The former EBay chief stumbled frequently, from shaky debate performances to the revelation that she employed an illegal immigrant as a housekeeper for nine years. And voters grew weary of the unrelenting negativity of her ads.
Whitman’s juggernaut campaign, on which she spent $141.5 million of her personal fortune, is being castigated as a disaster. Her highly paid consultants underestimated Brown and were unable to take advantage of unlimited resources and the best political climate for Republicans since 1994. More Californians supported the legalization of marijuana than the election of Whitman.
The former EBay chief’s campaign staff has hunkered down, blaming the loss not on their own mistakes but on California’s demographics.
“Too damn blue,” said Rob Stutzman, a senior advisor.

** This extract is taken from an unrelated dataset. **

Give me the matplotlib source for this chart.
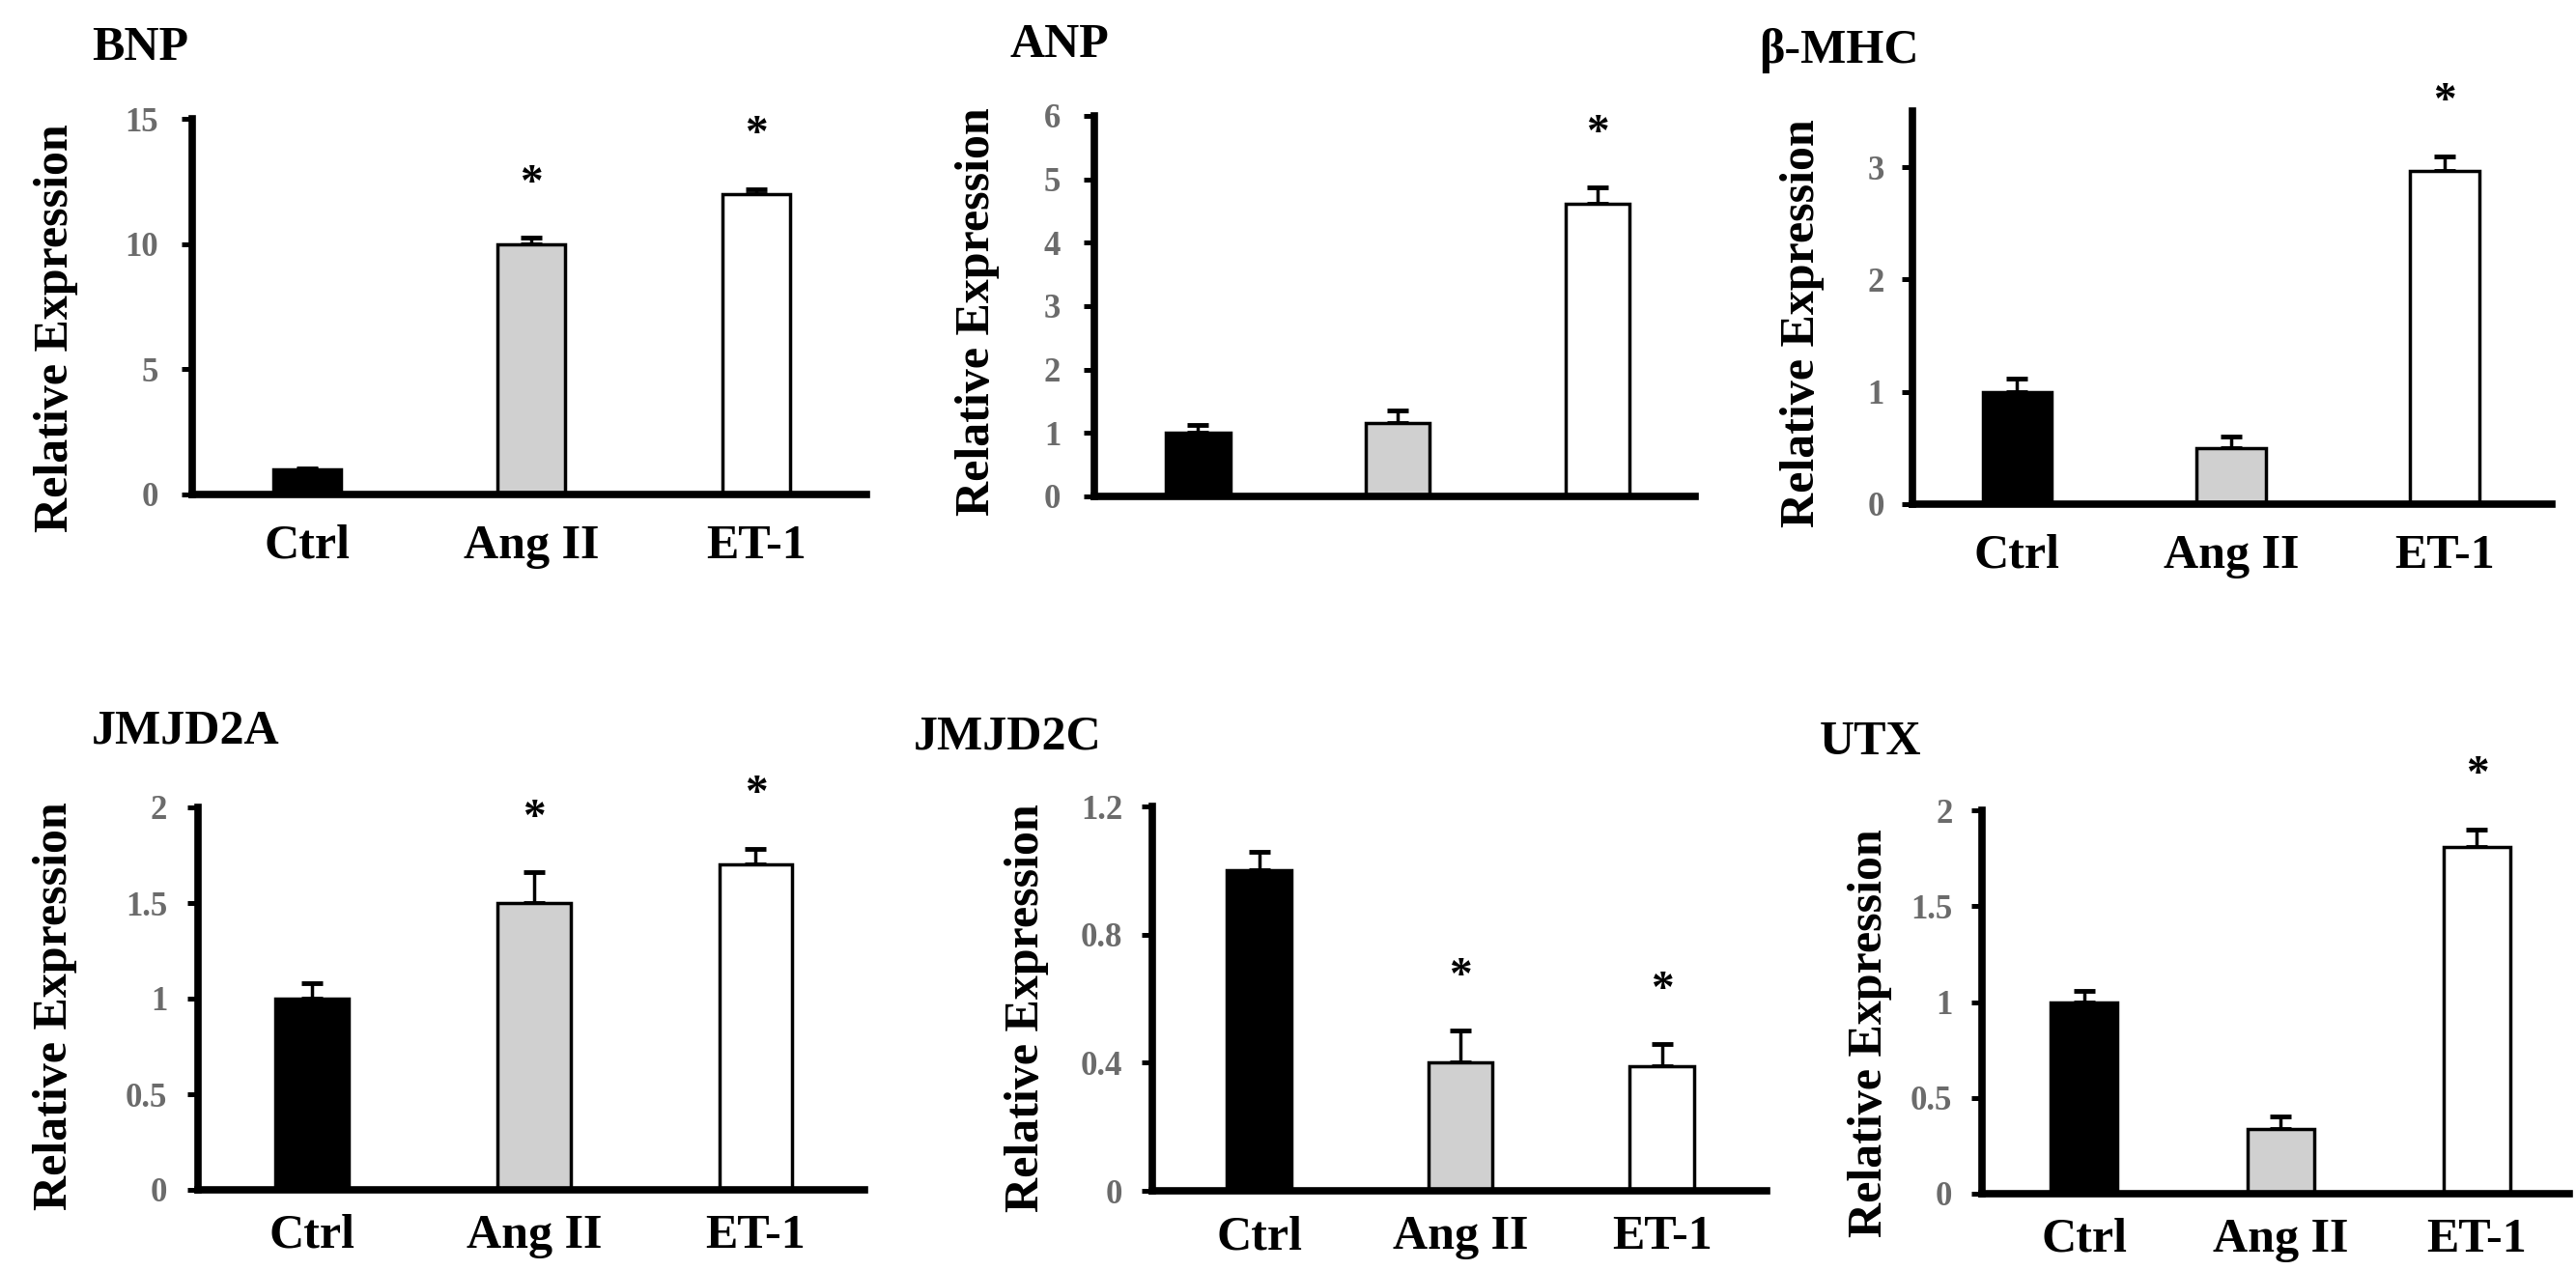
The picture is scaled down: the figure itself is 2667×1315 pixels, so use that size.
import numpy as np
import matplotlib.pyplot as plt

# groups and colours
groups = ["Ctrl", "Ang II", "ET-1"]
bar_colors = ["black", "#d0d0d0", "white"]

# values (mean, upper error, significance star)
bnp_mean = [1.0, 10.0, 12.0]
bnp_err = [0.05, 0.25, 0.2]
bnp_sig = [False, True, True]

anp_mean = [1.0, 1.15, 4.62]
anp_err = [0.13, 0.2, 0.25]
anp_sig = [False, False, True]

bmhc_mean = [1.0, 0.5, 2.97]
bmhc_err = [0.12, 0.1, 0.13]
bmhc_sig = [False, False, True]

jmjd2a_mean = [1.0, 1.5, 1.7]
jmjd2a_err = [0.08, 0.16, 0.085]
jmjd2a_sig = [False, True, True]

jmjd2c_mean = [1.0, 0.4, 0.39]
jmjd2c_err = [0.057, 0.1, 0.068]
jmjd2c_sig = [False, True, True]

utx_mean = [1.0, 0.34, 1.81]
utx_err = [0.057, 0.065, 0.09]
utx_sig = [False, False, True]

W, H = 2667, 1315
plt.rcParams['font.family'] = ['Liberation Serif', 'DejaVu Serif']
plt.rcParams['font.weight'] = 'bold'

# layout in pixels: axes box (l, t, r, b), title pos, ylabel centre
panels = [
    dict(name="BNP", mean=bnp_mean, err=bnp_err, sig=bnp_sig,
         box=(199, 123, 897, 512), xlim=(-0.51, 2.49), ylim=(0, 15),
         yticks=[0, 5, 10, 15], width=0.30, title=(95, 50), ylab=(58, 340),
         xlabels=True, ypad=17, xpad=22),
    dict(name="ANP", mean=anp_mean, err=anp_err, sig=anp_sig,
         box=(1133, 120, 1755, 514), xlim=(-0.52, 2.49), ylim=(0, 6),
         yticks=[0, 1, 2, 3, 4, 5, 6], width=0.32, title=(1046, 47), ylab=(1012, 323),
         xlabels=False, ypad=17, xpad=22),
    dict(name="β-MHC", mean=bmhc_mean, err=bmhc_err, sig=bmhc_sig,
         box=(1980, 115, 2642, 522), xlim=(-0.49, 2.5), ylim=(0, 3.5),
         yticks=[0, 1, 2, 3], width=0.325, title=(1821, 52), ylab=(1866, 335),
         xlabels=True, ypad=13, xpad=22),
    dict(name="JMJD2A", mean=jmjd2a_mean, err=jmjd2a_err, sig=jmjd2a_sig,
         box=(205, 836, 895, 1232), xlim=(-0.515, 2.49), ylim=(0, 2),
         yticks=[0, 0.5, 1, 1.5, 2], width=0.33, title=(95, 757), ylab=(57, 1042),
         xlabels=True, ypad=15, xpad=18),
    dict(name="JMJD2C", mean=jmjd2c_mean, err=jmjd2c_err, sig=jmjd2c_sig,
         box=(1193, 835, 1829, 1233), xlim=(-0.53, 2.52), ylim=(0, 1.2),
         yticks=[0, 0.4, 0.8, 1.2], width=0.32, title=(946, 764), ylab=(1063, 1044),
         xlabels=True, ypad=14, xpad=18),
    dict(name="UTX", mean=utx_mean, err=utx_err, sig=utx_sig,
         box=(2052, 839, 2660, 1236), xlim=(-0.52, 2.47), ylim=(0, 2),
         yticks=[0, 0.5, 1, 1.5, 2], width=0.34, title=(1884, 769), ylab=(1936, 1070),
         xlabels=True, ypad=14, xpad=18),
]

fig = plt.figure(figsize=(W / 100, H / 100), dpi=100)

for p in panels:
    l, t, r, b = p["box"]
    ax = fig.add_axes([l / W, 1 - b / H, (r - l) / W, (b - t) / H])
    x = np.arange(len(groups))
    mean = np.array(p["mean"])
    err = np.array(p["err"])

    ax.errorbar(x, mean, yerr=[np.zeros_like(err), err], fmt='none',
                ecolor='black', elinewidth=2.5, capsize=8, capthick=3.5, zorder=1)
    ax.bar(x, mean, p["width"], color=bar_colors, edgecolor='black',
           linewidth=2.5, zorder=2)

    for i in range(len(groups)):
        if p["sig"][i]:
            ax.annotate("*", (x[i], mean[i] + err[i]), xytext=(0, 40),
                        textcoords='offset points', ha='center', va='center',
                        fontsize=34, annotation_clip=False)

    ax.set_xlim(p["xlim"])
    ax.set_ylim(p["ylim"])
    ax.set_yticks(p["yticks"])
    ax.set_yticklabels(["%g" % v for v in p["yticks"]])
    ax.set_xticks(x)
    if p["xlabels"]:
        ax.set_xticklabels(groups)
    else:
        ax.set_xticklabels([])
    ax.tick_params(axis='x', length=0, labelsize=36, pad=p["xpad"])
    ax.tick_params(axis='y', direction='out', length=8, width=3.6,
                   labelsize=25, labelcolor='#6b6b6b', pad=p["ypad"])

    for side in ['top', 'right']:
        ax.spines[side].set_visible(False)
    for side in ['left', 'bottom']:
        ax.spines[side].set_linewidth(5.5)

    ax.set_ylabel("Relative Expression", fontsize=36, fontweight='bold', va='center')
    lx, ly = p["ylab"]
    ax.yaxis.set_label_coords((lx - l) / (r - l), (b - ly) / (b - t))

    tx, ty = p["title"]
    fig.text(tx / W, 1 - ty / H, p["name"], ha='left', va='center',
             fontsize=36, fontweight='bold')

fig.savefig("out.png", dpi=100)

Political observers say the likelihood of either candidate running for political office in California again is uncertain. But many expect to see them on the campaign trail in 2012. Whitman has said she would reprise her role backing her mentor, former Massachusetts Gov. Romney. Fiorina was endorsed by several potential presidential contenders, including Romney, former Alaska Gov. Sarah Palin and former Minnesota Gov. Tim Pawlenty, but has not aligned herself with any of them.
Others noted that with their business backgrounds, either could be a future appointment for a Republican president, possibly a Cabinet pick.

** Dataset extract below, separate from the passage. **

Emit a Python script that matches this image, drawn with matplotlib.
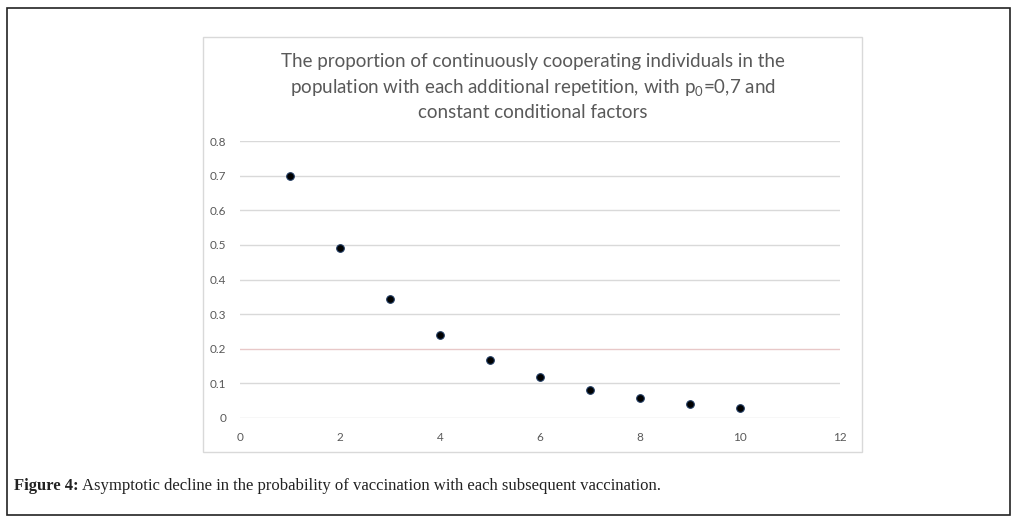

“There are not that many Republican women who would be on a shortlist on any kind of appointment,” said Jennifer Lawless, director of the Women & Politics Institute at American University.
Neither appears to have lost the taste for politics.
In one of her last television interviews, Whitman said she had no regrets about her record-breaking spending. On Wednesday, Fiorina showed she has perfected one important skill over the last year — dodging a question she was not ready to answer.
When asked whether she had any future political plans, she smiled and gave a final wave of farewell.
“Bye!” she said brightly, before stepping into a waiting SUV and being whisked out of sight. For now.